私が無料の防音相談を止めた大きな理由は、お客さんであるプロの音楽家に強くアドバイスされたからです。「専門技術の対価をいただくのは、専門家として当然のことです」と言われました。

依頼する内容によって、専門業者を選べば良いと思います。大手企業は、モデルルーム運営や宣伝費用を必ず見積金額に入れてきますので、零細な専門業者とは単価も違います。

一生の買い物を無料相談で判断できるか

新築住宅や防音室のリフォームなど「一生の買い物」を専門業者の無料相談で可否を判断できるのでしょうか。

複数の中古物件を選ぶときならば、無料相談を参考にすることは有り得ると思います。問題は物件調査を責任を持って無料で対応する業者は居るかどうかです。

セカンドオピニオンでも有料相談になります。もしも無料で対応する専門家が居るならば、それはレアケースでしょう。
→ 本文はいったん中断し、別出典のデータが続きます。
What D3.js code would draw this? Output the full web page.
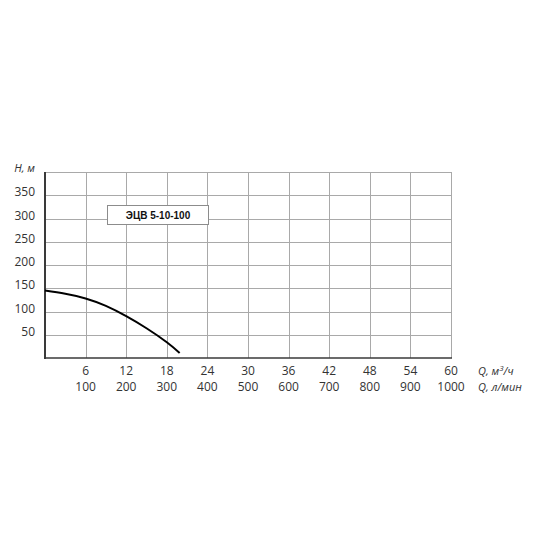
<!DOCTYPE html>
<meta charset="utf-8">
<script src="https://d3js.org/d3.v7.min.js"></script>
<style>
    body { margin: 0; background: #fff; }
    svg { display: block; }
    text { font-family: "Open Sans", sans-serif; fill: #333; }
</style>
<div id="chart"></div>
<script>
    // pump curve
    var flow = [0, 3, 6, 9, 12, 15, 18, 19.9];       // Q, m3/h
    var head = [145, 138, 128, 112, 90, 64, 34, 11];  // H, m
    var xTicks = [6, 12, 18, 24, 30, 36, 42, 48, 54, 60];
    var xTicksLmin = [100, 200, 300, 400, 500, 600, 700, 800, 900, 1000];
    var yTicks = [50, 100, 150, 200, 250, 300, 350];
    var legendLabel = "ЭЦВ 5-10-100";

    var width = 550, height = 550,
        plotLeft = 45, plotRight = 451, plotTop = 172, plotBottom = 358;

    var svg = d3.select("#chart").append("svg")
        .attr("width", width).attr("height", height);

    var x = d3.scaleLinear().domain([0, 60]).range([plotLeft, plotRight]),
        y = d3.scaleLinear().domain([0, 400]).range([plotBottom, plotTop]);

    // grid
    var grid = svg.append("g").attr("stroke", "#a9a9a9").attr("stroke-width", 1);
    grid.selectAll("line.v").data(xTicks).enter().append("line").attr("class", "v")
        .attr("x1", function(d) { return Math.round(x(d)) + 0.5; })
        .attr("x2", function(d) { return Math.round(x(d)) + 0.5; })
        .attr("y1", plotTop).attr("y2", plotBottom);
    grid.selectAll("line.h").data(yTicks.concat([400])).enter().append("line").attr("class", "h")
        .attr("y1", function(d) { return Math.round(y(d)) + 0.5; })
        .attr("y2", function(d) { return Math.round(y(d)) + 0.5; })
        .attr("x1", plotLeft).attr("x2", plotRight);

    // axes
    svg.append("line").attr("x1", plotLeft).attr("x2", plotLeft).attr("y1", plotTop).attr("y2", plotBottom + 1)
        .attr("stroke", "#3a3a3a").attr("stroke-width", 2);
    svg.append("line").attr("x1", plotLeft - 1).attr("x2", plotRight + 1).attr("y1", plotBottom).attr("y2", plotBottom)
        .attr("stroke", "#3a3a3a").attr("stroke-width", 1.5);

    // y labels
    svg.selectAll("text.y").data(yTicks).enter().append("text").attr("class", "y")
        .attr("x", 35).attr("y", function(d) { return y(d) + 1; })
        .attr("text-anchor", "end").style("font-size", "12px")
        .text(function(d) { return d; });
    svg.append("text").attr("x", 35).attr("y", 172)
        .attr("text-anchor", "end").style("font-size", "11px").style("font-style", "italic")
        .text("H, м");

    // x labels, two rows
    svg.selectAll("text.x1").data(xTicks).enter().append("text").attr("class", "x1")
        .attr("x", function(d) { return x(d); }).attr("y", 375)
        .attr("text-anchor", "middle").style("font-size", "12px")
        .text(function(d) { return d; });
    svg.selectAll("text.x2").data(xTicksLmin).enter().append("text").attr("class", "x2")
        .attr("x", function(d, i) { return x(xTicks[i]); }).attr("y", 391)
        .attr("text-anchor", "middle").style("font-size", "12px")
        .text(function(d) { return d; });
    var qm = svg.append("text").attr("x", 478).attr("y", 375)
        .style("font-size", "11px").style("font-style", "italic");
    qm.append("tspan").text("Q, м");
    qm.append("tspan").attr("dy", -4).style("font-size", "8px").text("3");
    qm.append("tspan").attr("dy", 4).text("/ч");
    svg.append("text").attr("x", 478).attr("y", 391)
        .style("font-size", "11px").style("font-style", "italic")
        .text("Q, л/мин");

    // legend box
    svg.append("rect").attr("x", 107.5).attr("y", 205.5).attr("width", 101).attr("height", 19)
        .attr("fill", "#fff").attr("stroke", "#8c8c8c").attr("stroke-width", 1);
    svg.append("text").attr("x", 158).attr("y", 219)
        .attr("text-anchor", "middle")
        .style("font-family", "'Liberation Sans', Arial, sans-serif")
        .style("font-size", "10px").style("font-weight", "bold").style("fill", "#111")
        .text(legendLabel);

    // curve
    var line = d3.line()
        .x(function(d) { return x(d[0]); })
        .y(function(d) { return y(d[1]); })
        .curve(d3.curveNatural);
    svg.append("path").datum(d3.zip(flow, head))
        .attr("d", line).attr("fill", "none")
        .attr("stroke", "#000").attr("stroke-width", 2);
</script>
いずれにせよ、無料相談を判断基準にする場合は、施主側の完全な自己責任になります。また、相当な努力をして自分で勉強する必要があります。

私の相談者の中に、契約をちらつかせながら、提携先や私の提案書を流用した者がおり、結局、そのことが相見積りの建築業者にバレてしまい、誰も相手にしなくなりました(笑)。自業自得というやつです。

やはり、私は私の契約者(プロの音楽家)のアドバイスの方を重視したいと思います。誠実な専門家は、必ず相談者の対応を見ていますから、問題があればすぐに辞退されると思います。

くれぐれも「無料相談」という言葉で高い買い物をしないように注意してください。

ちなみに、私なら、質問をメール・電話で1点にしぼり、「参考で結構ですので、専門家のご意見をお願いします。もしも、よろしければ、同じような製品やサービスを探している人にも伝えます。」と説明します。

そして、終わり際に「ご多忙の中、貴重なご意見・お時間をいただき誠に有難うございました。御社のますますのご発展をお祈りいたします。」というようなお礼の言葉を述べます。今の世の中、お礼の言葉すら述べないで逃げる相談者が多いのです。このような心無い行為がコンサルティング担当者のモチベを壊してしまうのです。

だから、誠実な専門業者ほど、現在は無料相談を殆ど行わない。お受けする場合は、元契約者または提携先の紹介に限定されると思います。

私の場合は、今年は無料相談を4件ほどお受けしました。3件は紹介案件、もう1件は建築士からの依頼で、他に頼める専門業者が居ないとまで言われて、仕事場での相談をお受けして、現在は正式な予約となりました。